Lewiston Journal, September 15, 1911, page 8:


Jersey Corporation  Plans  To  Establish  Daily  Service  for  Subscribers.

    Unless present plans miscarry, the New Jersey Telephone-Herald Co. proposes beginning Oct. 1 to furnish Newark and later adjacent cities with a telephone news service, modeled after the Telefon-Hirmondo, of Budapest, Hungary.
    For some time past the company has been negotiating with the New York Telephone Co. for leased wires, but without success, as officials of the latter company feared that by leasing its wires to such a corporation it might invalidate its franchise rights. The matter has been thrashed out before the Public Utilities Commission of New Jersey, and that body, by an order which becomes effective Sept. 7, directs the wires to the New Jersey Telephone Herald Co.
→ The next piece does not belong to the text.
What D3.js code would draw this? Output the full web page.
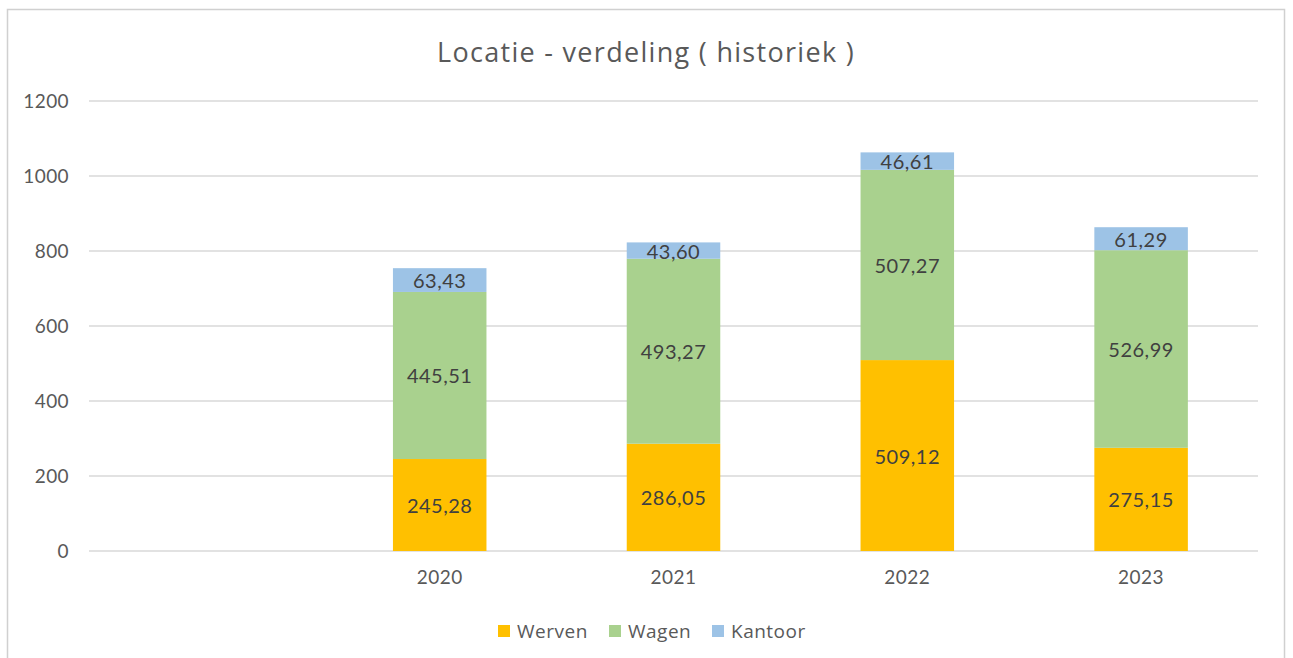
<!DOCTYPE html>
<html><head><meta charset="utf-8">
<script src="https://cdn.jsdelivr.net/npm/d3@7"></script>
<style>body{margin:0;background:#fff}svg{display:block}</style>
</head><body><svg id="c" width="1293" height="658"></svg>
<script>
const categories = ["", "2020", "2021", "2022", "2023"];
const seriesNames = ["Werven", "Wagen", "Kantoor"];
const werven  = [null, 245.28, 286.05, 509.12, 275.15];
const wagen   = [null, 445.51, 493.27, 507.27, 526.99];
const kantoor = [null, 63.43, 43.60, 46.61, 61.29];
const yTicks = [0, 200, 400, 600, 800, 1000, 1200];
const colors = ["#FFC000", "#A9D18E", "#9DC3E6"];
const title = "Locatie - verdeling ( historiek )";

const svg = d3.select("#c");
// chart frame
svg.append("rect").attr("x",7.5).attr("y",9.5).attr("width",1277).attr("height",660)
  .attr("fill","none").attr("stroke","#D0D0D0").attr("stroke-width",1.5);

const x = d3.scaleBand().domain(categories).range([89,1258]).paddingInner(0.6).paddingOuter(0.3);
const y = d3.scaleLinear().domain([0,1200]).range([551,101]);

// gridlines
svg.append("g").selectAll("line").data(yTicks).join("line")
  .attr("x1",89).attr("x2",1258).attr("y1",d=>y(d)).attr("y2",d=>y(d))
  .attr("stroke","#D9D9D9").attr("stroke-width",1.5);

// y labels
const yAxis = d3.axisLeft(y).tickValues(yTicks).tickSize(0).tickPadding(20).tickFormat(d3.format("d"));
const ya = svg.append("g").attr("transform","translate(89,0)").call(yAxis);
ya.select(".domain").remove();
ya.selectAll("text").style("font-size","19px").style("letter-spacing","0.4px").style("fill","#595959").style("font-family","Lato,sans-serif");

// x labels
const xAxis = d3.axisBottom(x).tickSize(0).tickPadding(20);
const xa = svg.append("g").attr("transform","translate(0,551)").call(xAxis);
xa.select(".domain").remove();
xa.selectAll("text").style("font-size","19px").style("letter-spacing","0.5px").style("fill","#595959").style("font-family","Lato,sans-serif");

// stacked data
const rows = categories.map((c,i)=>({cat:c, Werven:werven[i]||0, Wagen:wagen[i]||0, Kantoor:kantoor[i]||0, has: werven[i]!=null}));
const stack = d3.stack().keys(seriesNames)(rows);
const fmt = v => v.toFixed(2).replace(".", ",");

stack.forEach((layer,li)=>{
  const g = svg.append("g");
  const data = layer.filter(d=>d.data.has);
  g.selectAll("rect").data(data).join("rect")
    .attr("x",d=>x(d.data.cat)).attr("width",x.bandwidth())
    .attr("y",d=>y(d[1])).attr("height",d=>y(d[0])-y(d[1]))
    .attr("fill",colors[li]);
  g.selectAll("text").data(data).join("text")
    .attr("x",d=>x(d.data.cat)+x.bandwidth()/2)
    .attr("y",d=>(y(d[0])+y(d[1]))/2)
    .attr("text-anchor","middle").attr("dominant-baseline","central")
    .style("font-family","Lato,sans-serif").style("font-size","20px").style("letter-spacing","0.5px").style("fill","#404040")
    .text(d=>fmt(d.data[layer.key]));
});

// title
svg.append("text").attr("x",646).attr("y",51).attr("text-anchor","middle").attr("dominant-baseline","central")
  .style("font-size","27px").style("font-family","'Open Sans',sans-serif").style("letter-spacing","1.3px")
  .style("fill","#595959").text(title);

// legend
const legX = [498, 609, 712];
const lg = svg.append("g");
seriesNames.forEach((s,i)=>{
  lg.append("rect").attr("x",legX[i]).attr("y",625).attr("width",12).attr("height",12).attr("fill",colors[i]);
  lg.append("text").attr("x",legX[i]+19).attr("y",631).attr("dominant-baseline","central")
    .style("font-family","'Open Sans',sans-serif").style("letter-spacing","0.5px")
    .style("font-size","19px").style("fill","#595959").text(s);
});
</script></body></html>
    The new corporation proposes to furnish a daily service to its subscribers, which will open at eight o'clock in the morning and continue until one hour after midnight. Beginning with a bulletin review of important news between eight and nine o'clock in the morning, then will follow the advertising page of the talking newspaper, which will be read from nine until 9:30. From that time until ten o'clock small items and personals of local interest will be in order.
    News which may develop during the day, foreign dispatches, stock quotations and an afternoon program of orchestral music, followed by the baseball scores, complete the day's schedule. The evening hours will be given over to musical offerings, operas and an after-concert of orchestral music running from 1 P. M. until 1 A. M. Important news dispatches, however, will have the right of way for momentary interruptions.
    News bulletins, advertising, stock quotations and such matters will be handled by the company's employes from the Essex Building, in Newark, while the music and Sunday sermons of noted preachers and public affairs of that nature will be conveyed to the subscribers thru microphones placed in the halls, theatres or rooms where the performance is going on.
    Subscribers will not hear any sound from the instrument unless they put the receivers to the ear, except in the case of bulletins of news of world-wide interests, when a buzzer will call their attention to the fact that much news is about to be told. The instrument is so designed that no one can talk into it and be heard, except from the central office or from the places where the microphones are placed. So far as the subscribers are concerned, it is a "listening service" only.
    Capt. William E. Gunn, of Newark, is the president of the New Jersey corporation.